— To do —
Skip the pictures and repeat each line of the data exactly.

------ Data section ------

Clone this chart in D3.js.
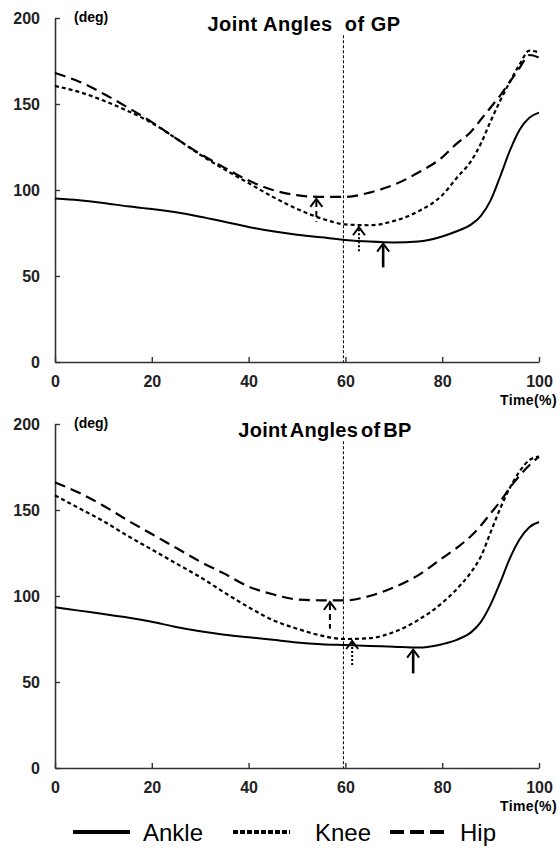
<!DOCTYPE html>
<html>
<head>
<meta charset="utf-8">
<script src="https://cdn.jsdelivr.net/npm/d3@7"></script>
<style>
  body { margin: 0; background: #fff; }
  svg { font-family: "Liberation Sans", Arial, sans-serif; }
  .tick text { font-weight: bold; font-size: 16px; fill: #222; }
</style>
</head>
<body>
<svg id="main" width="560" height="851"></svg>
<script>
// time points (% of cycle)
let timePts = [0, 5, 10, 15, 20, 25, 30, 35, 40, 45, 50, 55, 60, 65, 70, 75, 80, 83, 86, 88, 90, 92, 94, 96, 98, 100];

// GP joint angles (deg)
let ankleGP = [95, 94, 92.5, 90.5, 89, 87, 84.5, 81.5, 78.5, 76, 74, 72.5, 71, 70, 69.5, 70, 73, 76, 80, 85, 94, 108, 123, 135, 142, 145];
let kneeGP = [160.5, 157, 152, 146, 139, 130, 120.5, 112, 104, 96, 89, 83.5, 80, 79.5, 82, 87.5, 97, 107, 117, 127, 140, 152, 163, 173, 181, 180];
let hipGP = [168, 163, 156, 148, 139.5, 130, 121, 113, 105.5, 100, 97, 96, 96, 98.5, 103, 110, 119, 127, 134, 141, 148, 155, 163, 171, 178.5, 177];

// BP joint angles (deg)
let ankleBP = [93.5, 91.5, 89.5, 87.5, 85, 82, 79.5, 77.5, 76, 74.5, 73, 72, 71.5, 71, 70.5, 70, 72, 74.5, 79, 85, 95, 108, 122, 133, 140, 143];
let kneeBP = [158.5, 151, 143.5, 135, 127, 119, 111, 102, 93.5, 86, 81, 77, 75, 75.5, 79, 86, 96, 104, 114, 123, 137, 151, 163, 172.5, 179, 181];
let hipBP = [166, 160, 152.5, 144, 136, 128, 120, 113, 105.5, 101, 98, 97.5, 97.5, 100, 105, 112, 122, 128, 135, 141, 148, 155, 163, 170, 176, 181];

// arrows: [time, from value, to value]
let arrowsGP = {hip: [54, 96, 81.5], knee: [62.8, 79.5, 63.5], ankle: [67.8, 70, 55]};
let arrowsBP = {hip: [56.8, 97.7, 81], knee: [61.4, 75, 58.7], ankle: [74, 70, 55]};

let xTicks = [0, 20, 40, 60, 80, 100];
let yTicks = [0, 50, 100, 150, 200];
let toeOff = 59.6;
let toeTop = 190;

const styles = {
  ankle: {dash: null, width: 2},
  knee: {dash: "4,3", width: 2.2},
  hip: {dash: "11,6", width: 2.2}
};

const svg = d3.select("#main");

const drawPanel = (top, title, titleX, titleSize, ls, ws, ankle, knee, hip, arrows) => {
  var x = d3.scaleLinear().domain([0, 100]).range([55, 539]);
  var y = d3.scaleLinear().domain([0, 200]).range([top + 344, top]);
  var g = svg.append("g");

  // x axis
  var xa = g.append("g")
    .attr("transform", "translate(0," + y(0) + ")")
    .call(d3.axisBottom(x).tickValues(xTicks).tickSizeInner(-5).tickSizeOuter(0).tickPadding(11));
  // y axis
  var ya = g.append("g")
    .attr("transform", "translate(" + x(0) + ",0)")
    .call(d3.axisLeft(y).tickValues(yTicks).tickSizeInner(-5).tickSizeOuter(0).tickPadding(15));
  g.selectAll(".domain").attr("stroke", "#333").attr("stroke-width", 1.6);
  g.selectAll(".tick line").attr("stroke", "#333").attr("stroke-width", 1.4);
  xa.selectAll(".tick text").attr("dy", "0.9em");

  // toe-off line
  g.append("line")
    .attr("x1", x(toeOff)).attr("x2", x(toeOff))
    .attr("y1", y(toeTop)).attr("y2", y(0))
    .attr("stroke", "#111").attr("stroke-width", 1.1).attr("stroke-dasharray", "3,2");

  var line = d3.line()
    .x(function(d, i) { return x(timePts[i]); })
    .y(function(d) { return y(d); })
    .curve(d3.curveMonotoneX);

  var series = {ankle: ankle, knee: knee, hip: hip};
  ["ankle", "knee", "hip"].forEach(function(k) {
    g.append("path")
      .datum(series[k])
      .attr("d", line)
      .attr("fill", "none")
      .attr("stroke", "#000")
      .attr("stroke-width", styles[k].width)
      .attr("stroke-dasharray", styles[k].dash);
  });

  // arrows
  ["hip", "knee", "ankle"].forEach(function(k) {
    var a = arrows[k];
    var ax = x(a[0]), y1 = y(a[1]) + 2, y2 = y(a[2]);
    g.append("line")
      .attr("x1", ax).attr("x2", ax).attr("y1", y1 + 2).attr("y2", y2)
      .attr("stroke", "#000")
      .attr("stroke-width", k == "ankle" ? 2.6 : 2)
      .attr("stroke-dasharray", k == "hip" ? "6,4" : (k == "knee" ? "2,2" : null));
    g.append("path")
      .attr("d", "M" + (ax - 6) + "," + (y1 + 8) + "L" + ax + "," + y1 + "L" + (ax + 6) + "," + (y1 + 8))
      .attr("fill", "none").attr("stroke", "#000").attr("stroke-width", 2);
  });

  g.append("text")
    .attr("x", titleX).attr("y", top + 13)
    .attr("text-anchor", "middle")
    .attr("font-weight", "bold").attr("font-size", titleSize)
    .attr("letter-spacing", ls).attr("word-spacing", ws)
    .style("white-space", "pre")
    .text(title);
  g.append("text")
    .attr("x", x(0) + 19).attr("y", top + 4)
    .attr("font-weight", "bold").attr("font-size", 14)
    .text("(deg)");
  g.append("text")
    .attr("x", 557).attr("y", y(0) + 43)
    .attr("text-anchor", "end")
    .attr("font-weight", "bold").attr("font-size", 14)
    .attr("letter-spacing", 0.4)
    .text("Time(%)");
};

drawPanel(18, "Joint Angles  of GP", 304, 20, 0.5, 0, ankleGP, kneeGP, hipGP, arrowsGP);
drawPanel(424, "Joint Angles of BP", 325, 20, 0.3, -3, ankleBP, kneeBP, hipBP, arrowsBP);

// legend
let legendNames = ["Ankle", "Knee", "Hip"];
let legendKeys = ["ankle", "knee", "hip"];
let legX = [73, 233, 390];
let legTextX = [143, 315, 460];
let legY = 832;
legendKeys.forEach(function(k, i) {
  svg.append("line")
    .attr("x1", legX[i]).attr("x2", legX[i] + 57)
    .attr("y1", legY).attr("y2", legY)
    .attr("stroke", "#000").attr("stroke-width", 4)
    .attr("stroke-dasharray", k == "knee" ? "5,2" : (k == "hip" ? "14,6" : null));
  svg.append("text")
    .attr("x", legTextX[i]).attr("y", legY + 9)
    .attr("font-size", 24)
    .text(legendNames[i]);
});
</script>
</body>
</html>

------

— Solution for this task —
Clone this chart in D3.js.
<!DOCTYPE html>
<html>
<head>
<meta charset="utf-8">
<script src="https://cdn.jsdelivr.net/npm/d3@7"></script>
<style>
  body { margin: 0; background: #fff; }
  svg { font-family: "Liberation Sans", Arial, sans-serif; }
  .tick text { font-weight: bold; font-size: 16px; fill: #222; }
</style>
</head>
<body>
<svg id="main" width="560" height="851"></svg>
<script>
// time points (% of cycle)
let timePts = [0, 5, 10, 15, 20, 25, 30, 35, 40, 45, 50, 55, 60, 65, 70, 75, 80, 83, 86, 88, 90, 92, 94, 96, 98, 100];

// GP joint angles (deg)
let ankleGP = [95, 94, 92.5, 90.5, 89, 87, 84.5, 81.5, 78.5, 76, 74, 72.5, 71, 70, 69.5, 70, 73, 76, 80, 85, 94, 108, 123, 135, 142, 145];
let kneeGP = [160.5, 157, 152, 146, 139, 130, 120.5, 112, 104, 96, 89, 83.5, 80, 79.5, 82, 87.5, 97, 107, 117, 127, 140, 152, 163, 173, 181, 180];
let hipGP = [168, 163, 156, 148, 139.5, 130, 121, 113, 105.5, 100, 97, 96, 96, 98.5, 103, 110, 119, 127, 134, 141, 148, 155, 163, 171, 178.5, 177];

// BP joint angles (deg)
let ankleBP = [93.5, 91.5, 89.5, 87.5, 85, 82, 79.5, 77.5, 76, 74.5, 73, 72, 71.5, 71, 70.5, 70, 72, 74.5, 79, 85, 95, 108, 122, 133, 140, 143];
let kneeBP = [158.5, 151, 143.5, 135, 127, 119, 111, 102, 93.5, 86, 81, 77, 75, 75.5, 79, 86, 96, 104, 114, 123, 137, 151, 163, 172.5, 179, 181];
let hipBP = [166, 160, 152.5, 144, 136, 128, 120, 113, 105.5, 101, 98, 97.5, 97.5, 100, 105, 112, 122, 128, 135, 141, 148, 155, 163, 170, 176, 181];

// arrows: [time, from value, to value]
let arrowsGP = {hip: [54, 96, 81.5], knee: [62.8, 79.5, 63.5], ankle: [67.8, 70, 55]};
let arrowsBP = {hip: [56.8, 97.7, 81], knee: [61.4, 75, 58.7], ankle: [74, 70, 55]};

let xTicks = [0, 20, 40, 60, 80, 100];
let yTicks = [0, 50, 100, 150, 200];
let toeOff = 59.6;
let toeTop = 190;

const styles = {
  ankle: {dash: null, width: 2},
  knee: {dash: "4,3", width: 2.2},
  hip: {dash: "11,6", width: 2.2}
};

const svg = d3.select("#main");

const drawPanel = (top, title, titleX, titleSize, ls, ws, ankle, knee, hip, arrows) => {
  var x = d3.scaleLinear().domain([0, 100]).range([55, 539]);
  var y = d3.scaleLinear().domain([0, 200]).range([top + 344, top]);
  var g = svg.append("g");

  // x axis
  var xa = g.append("g")
    .attr("transform", "translate(0," + y(0) + ")")
    .call(d3.axisBottom(x).tickValues(xTicks).tickSizeInner(-5).tickSizeOuter(0).tickPadding(11));
  // y axis
  var ya = g.append("g")
    .attr("transform", "translate(" + x(0) + ",0)")
    .call(d3.axisLeft(y).tickValues(yTicks).tickSizeInner(-5).tickSizeOuter(0).tickPadding(15));
  g.selectAll(".domain").attr("stroke", "#333").attr("stroke-width", 1.6);
  g.selectAll(".tick line").attr("stroke", "#333").attr("stroke-width", 1.4);
  xa.selectAll(".tick text").attr("dy", "0.9em");

  // toe-off line
  g.append("line")
    .attr("x1", x(toeOff)).attr("x2", x(toeOff))
    .attr("y1", y(toeTop)).attr("y2", y(0))
    .attr("stroke", "#111").attr("stroke-width", 1.1).attr("stroke-dasharray", "3,2");

  var line = d3.line()
    .x(function(d, i) { return x(timePts[i]); })
    .y(function(d) { return y(d); })
    .curve(d3.curveMonotoneX);

  var series = {ankle: ankle, knee: knee, hip: hip};
  ["ankle", "knee", "hip"].forEach(function(k) {
    g.append("path")
      .datum(series[k])
      .attr("d", line)
      .attr("fill", "none")
      .attr("stroke", "#000")
      .attr("stroke-width", styles[k].width)
      .attr("stroke-dasharray", styles[k].dash);
  });

  // arrows
  ["hip", "knee", "ankle"].forEach(function(k) {
    var a = arrows[k];
    var ax = x(a[0]), y1 = y(a[1]) + 2, y2 = y(a[2]);
    g.append("line")
      .attr("x1", ax).attr("x2", ax).attr("y1", y1 + 2).attr("y2", y2)
      .attr("stroke", "#000")
      .attr("stroke-width", k == "ankle" ? 2.6 : 2)
      .attr("stroke-dasharray", k == "hip" ? "6,4" : (k == "knee" ? "2,2" : null));
    g.append("path")
      .attr("d", "M" + (ax - 6) + "," + (y1 + 8) + "L" + ax + "," + y1 + "L" + (ax + 6) + "," + (y1 + 8))
      .attr("fill", "none").attr("stroke", "#000").attr("stroke-width", 2);
  });

  g.append("text")
    .attr("x", titleX).attr("y", top + 13)
    .attr("text-anchor", "middle")
    .attr("font-weight", "bold").attr("font-size", titleSize)
    .attr("letter-spacing", ls).attr("word-spacing", ws)
    .style("white-space", "pre")
    .text(title);
  g.append("text")
    .attr("x", x(0) + 19).attr("y", top + 4)
    .attr("font-weight", "bold").attr("font-size", 14)
    .text("(deg)");
  g.append("text")
    .attr("x", 557).attr("y", y(0) + 43)
    .attr("text-anchor", "end")
    .attr("font-weight", "bold").attr("font-size", 14)
    .attr("letter-spacing", 0.4)
    .text("Time(%)");
};

drawPanel(18, "Joint Angles  of GP", 304, 20, 0.5, 0, ankleGP, kneeGP, hipGP, arrowsGP);
drawPanel(424, "Joint Angles of BP", 325, 20, 0.3, -3, ankleBP, kneeBP, hipBP, arrowsBP);

// legend
let legendNames = ["Ankle", "Knee", "Hip"];
let legendKeys = ["ankle", "knee", "hip"];
let legX = [73, 233, 390];
let legTextX = [143, 315, 460];
let legY = 832;
legendKeys.forEach(function(k, i) {
  svg.append("line")
    .attr("x1", legX[i]).attr("x2", legX[i] + 57)
    .attr("y1", legY).attr("y2", legY)
    .attr("stroke", "#000").attr("stroke-width", 4)
    .attr("stroke-dasharray", k == "knee" ? "5,2" : (k == "hip" ? "14,6" : null));
  svg.append("text")
    .attr("x", legTextX[i]).attr("y", legY + 9)
    .attr("font-size", 24)
    .text(legendNames[i]);
});
</script>
</body>
</html>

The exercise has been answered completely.